The German chancellor, Angela Merkel, said sanctions would show Kiev that the EU was serious about the need for a return to a political dialogue.

"But sanctions alone are not enough," said Merkel, adding that it was necessary to talk to both the opposition and Yanukovich's government to help bring peace to Ukraine.

AP news agency reported that the French, German and Polish foreign ministers will meet with the Ukranian government and the opposition in Kiev.

The White House has said that the US president, Barack Obama, ahd discussed the situation in Ukraine with the French president, Francois Hollande, and was following the events closely.

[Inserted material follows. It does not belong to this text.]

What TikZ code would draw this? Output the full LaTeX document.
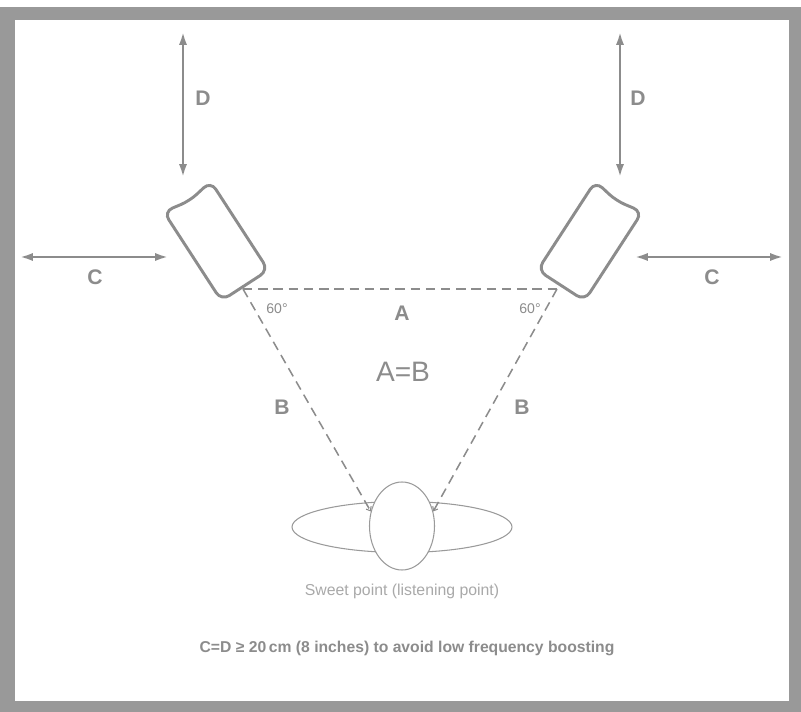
\documentclass[tikz,border=0pt]{standalone}
\usepackage{fontspec}
\setmainfont{Liberation Sans}
\usetikzlibrary{arrows.meta,shapes.geometric}
\definecolor{framegray}{HTML}{999999}
\definecolor{ink}{HTML}{8C8C8C}
\definecolor{thin}{HTML}{9A9A9A}
\begin{document}
\begin{tikzpicture}[x=0.03cm,y=-0.03cm,
  dim/.style={ink,line width=2pt,{Latex[length=11pt,width=7pt]}-{Latex[length=11pt,width=7pt]}},
  spk/.style={ink,line width=2.5pt,rounded corners=8pt},
  ray/.style={ink,line width=1.3pt,dash pattern=on 8pt off 5pt},
  lbl/.style={ink,font=\fontsize{18}{20}\selectfont\bfseries},
  small/.style={ink,font=\fontsize{12}{14}\selectfont}]
\useasboundingbox (0,0) rectangle (801,712);
\fill[framegray] (0,7) rectangle (801,712);
\fill[white] (15,20) rectangle (789,701);

% speakers
\begin{scope}[shift={(216,241)},rotate=33]
\draw[spk] (-28,-53) -- (0,-48) -- (28,-53) -- (28,53) -- (-28,53) -- cycle;
\end{scope}
\begin{scope}[shift={(590,241)},rotate=-33]
\draw[spk] (-28,-53) -- (0,-48) -- (28,-53) -- (28,53) -- (-28,53) -- cycle;
\end{scope}
\coordinate (sl) at (243,289);
\coordinate (sr) at (557,289);

% listener
\node[ellipse,draw=thin,line width=0.9pt,minimum width=6.6cm,minimum height=1.53cm,inner sep=0pt] (body) at (402,527) {};
\node[ellipse,draw=thin,fill=white,line width=0.9pt,minimum width=1.95cm,minimum height=2.64cm,inner sep=0pt] (head) at (402,526) {};
\node[ink!75,font=\fontsize{13.5}{15}\selectfont] (sweet) at (402,591) {Sweet point (listening point)};

% triangle
\draw[ray] (sl) -- (sr);
\draw[ray,-{Straight Barb[length=3pt,width=5pt,line width=0.9pt]}] (sl) -- (head.155);
\draw[ray,-{Straight Barb[length=3pt,width=5pt,line width=0.9pt]}] (sr) -- (head.25);

% distances to the walls
\coordinate (dl1) at (183,32);
\coordinate (dl2) at (183,177);
\coordinate (dr1) at (620,32);
\coordinate (dr2) at (620,177);
\coordinate (cl1) at (20,257);
\coordinate (cl2) at (168,257);
\coordinate (cr1) at (635,257);
\coordinate (cr2) at (783,257);
\draw[dim] (dl1) -- (dl2);
\draw[dim] (dr1) -- (dr2);
\draw[dim] (cl1) -- (cl2);
\draw[dim] (cr1) -- (cr2);

\node[lbl] (d1) at (203,98) {D};
\node[lbl] (d2) at (638,98) {D};
\node[lbl] (c1) at (95,277) {C};
\node[lbl] (c2) at (712,277) {C};
\node[lbl] (a) at (402,313) {A};
\node[lbl] (b1) at (282,407) {B};
\node[lbl] (b2) at (522,407) {B};
\node[ink,font=\fontsize{24}{26}\selectfont] (ab) at (403,372) {A=B};
\node[small] (g1) at (277,309) {60°};
\node[small] (g2) at (530,309) {60°};

\node[ink,font=\fontsize{13.4}{15}\selectfont\bfseries] (note) at (407,648) {C=D ≥ 20\,cm (8 inches) to avoid low frequency boosting};
\end{tikzpicture}
\end{document}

Russia, Yanukovich's international ally, on Wednesday demanded that Ukrainian opposition leaders "stop the bloodshed" and said Moscow would use all its influence to bring peace to its "friendly brother state".

Ongoing clashes

Clashes with riot police started in Kiev early on Tuesday morning, after thousands of protesters marched towards parliament, where opposition leaders said the government was dragging its feet on their demand to reform the consitution and limit the president's powers.

Al Jazeera's Andrew Simmons reports on the latest developments in Kiev

The confrontation became deadly as police stormed barricades around the capital's Independence Square, where they were met by volleys of petrol bombs.

After shutting restricting traffic, police armed with stun grenades and water cannons moved into the square, which has been the centre of nearly three months of protests, and dismantled some of the barricades.

Yanukovich told opposition leaders that they have "crossed the limits", after the worst day of violence since the country's independence.

In a letter published on his website on Wednesday, Yanukovich accused opposition leaders of ignoring "the basic principle of democracy".

He said: "They crossed the limits when they called people to arms. And it is a blatant violation of the law. I have some advisers who try to persuade me to the use of force. But I always thought the use of force as a wrong approach."

UN Human Rights chief Navi Pillay has condemned the violence and urged all sides to show restraint. She called for an independent investigation to ensure accountability for the deadly clashes.